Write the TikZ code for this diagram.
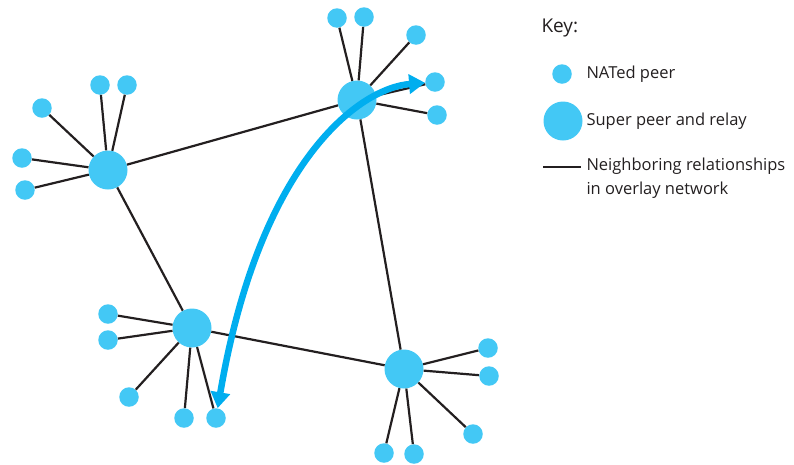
\documentclass[tikz,border=0pt]{standalone}
\usepackage{fontspec}
\setmainfont{Open Sans}
\usetikzlibrary{arrows.meta}
\definecolor{peerblue}{RGB}{67,200,245}
\definecolor{relayblue}{RGB}{0,174,239}
\definecolor{linkgray}{RGB}{35,31,32}
\tikzset{
  peer/.style={circle,fill=peerblue,inner sep=0pt,minimum size=19.5pt},
  superpeer/.style={circle,fill=peerblue,inner sep=0pt,minimum size=39pt},
  link/.style={draw=linkgray,line width=2.2pt},
  keytext/.style={anchor=west,text=linkgray,font=\fontsize{16.5}{24}\selectfont,align=left}
}
\begin{document}
\begin{tikzpicture}[x=1pt,y=-1pt]
	\useasboundingbox (0,0) rectangle (794,464);
	% super peers
	\node[superpeer] (sA) at (108,170) {};
	\node[superpeer] (sB) at (357,100) {};
	\node[superpeer] (sC) at (192,328) {};
	\node[superpeer] (sD) at (404,369) {};
	\draw[link] (sA) -- (sB);
	\draw[link] (sA) -- (sC);
	\draw[link] (sB) -- (sD);
	\draw[link] (sC) -- (sD);
	% NATed peers
	\foreach \x/\y [count=\i] in {42/108,100/85,127/85,22/158,25/190} {
		\node[peer] (pA\i) at (\x,\y) {};
		\draw[link] (sA) -- (pA\i);
	}
	\foreach \x/\y [count=\i] in {337/18,364/17,416/35,435/82,437/115} {
		\node[peer] (pB\i) at (\x,\y) {};
		\draw[link] (sB) -- (pB\i);
	}
	\foreach \x/\y [count=\i] in {108/314,108/340,129/397,184/418,216/418} {
		\node[peer] (pC\i) at (\x,\y) {};
		\draw[link] (sC) -- (pC\i);
	}
	\foreach \x/\y [count=\i] in {488/348,489/376,473/434,384/453,414/454} {
		\node[peer] (pD\i) at (\x,\y) {};
		\draw[link] (sD) -- (pD\i);
	}
	% relayed path
	\draw[relayblue,line width=6.5pt,{Triangle[width=19pt,length=16pt]}-{Triangle[width=19pt,length=16pt]}]
		(pC5) .. controls (260,160) and (360,88) .. (pB4);
	% key
	\node[anchor=west,text=linkgray,font=\fontsize{19}{22}\selectfont] (keyhead) at (538,28) {Key:};
	\node[peer] (keypeer) at (562,74) {};
	\node[superpeer] (keysuper) at (563,121) {};
	\coordinate (keyl) at (543,167);
	\coordinate (keyr) at (581,167);
	\draw[link] (keyl) -- (keyr);
	\node[keytext] (keypeertext) at (583,74) {NATed peer};
	\node[keytext] (keysupertext) at (583,121) {Super peer and relay};
	\node[keytext,anchor=north west] (keylinktext) at (583,154) {Neighboring relationships\\in overlay network};
\end{tikzpicture}
\end{document}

□ □ □

** What you have to do **
Write out the whole listing again, exactly, with no pictures.

** Result of the exercise **
Write the TikZ code for this diagram.
\documentclass[tikz,border=0pt]{standalone}
\usepackage{fontspec}
\setmainfont{Open Sans}
\usetikzlibrary{arrows.meta}
\definecolor{peerblue}{RGB}{67,200,245}
\definecolor{relayblue}{RGB}{0,174,239}
\definecolor{linkgray}{RGB}{35,31,32}
\tikzset{
  peer/.style={circle,fill=peerblue,inner sep=0pt,minimum size=19.5pt},
  superpeer/.style={circle,fill=peerblue,inner sep=0pt,minimum size=39pt},
  link/.style={draw=linkgray,line width=2.2pt},
  keytext/.style={anchor=west,text=linkgray,font=\fontsize{16.5}{24}\selectfont,align=left}
}
\begin{document}
\begin{tikzpicture}[x=1pt,y=-1pt]
	\useasboundingbox (0,0) rectangle (794,464);
	% super peers
	\node[superpeer] (sA) at (108,170) {};
	\node[superpeer] (sB) at (357,100) {};
	\node[superpeer] (sC) at (192,328) {};
	\node[superpeer] (sD) at (404,369) {};
	\draw[link] (sA) -- (sB);
	\draw[link] (sA) -- (sC);
	\draw[link] (sB) -- (sD);
	\draw[link] (sC) -- (sD);
	% NATed peers
	\foreach \x/\y [count=\i] in {42/108,100/85,127/85,22/158,25/190} {
		\node[peer] (pA\i) at (\x,\y) {};
		\draw[link] (sA) -- (pA\i);
	}
	\foreach \x/\y [count=\i] in {337/18,364/17,416/35,435/82,437/115} {
		\node[peer] (pB\i) at (\x,\y) {};
		\draw[link] (sB) -- (pB\i);
	}
	\foreach \x/\y [count=\i] in {108/314,108/340,129/397,184/418,216/418} {
		\node[peer] (pC\i) at (\x,\y) {};
		\draw[link] (sC) -- (pC\i);
	}
	\foreach \x/\y [count=\i] in {488/348,489/376,473/434,384/453,414/454} {
		\node[peer] (pD\i) at (\x,\y) {};
		\draw[link] (sD) -- (pD\i);
	}
	% relayed path
	\draw[relayblue,line width=6.5pt,{Triangle[width=19pt,length=16pt]}-{Triangle[width=19pt,length=16pt]}]
		(pC5) .. controls (260,160) and (360,88) .. (pB4);
	% key
	\node[anchor=west,text=linkgray,font=\fontsize{19}{22}\selectfont] (keyhead) at (538,28) {Key:};
	\node[peer] (keypeer) at (562,74) {};
	\node[superpeer] (keysuper) at (563,121) {};
	\coordinate (keyl) at (543,167);
	\coordinate (keyr) at (581,167);
	\draw[link] (keyl) -- (keyr);
	\node[keytext] (keypeertext) at (583,74) {NATed peer};
	\node[keytext] (keysupertext) at (583,121) {Super peer and relay};
	\node[keytext,anchor=north west] (keylinktext) at (583,154) {Neighboring relationships\\in overlay network};
\end{tikzpicture}
\end{document}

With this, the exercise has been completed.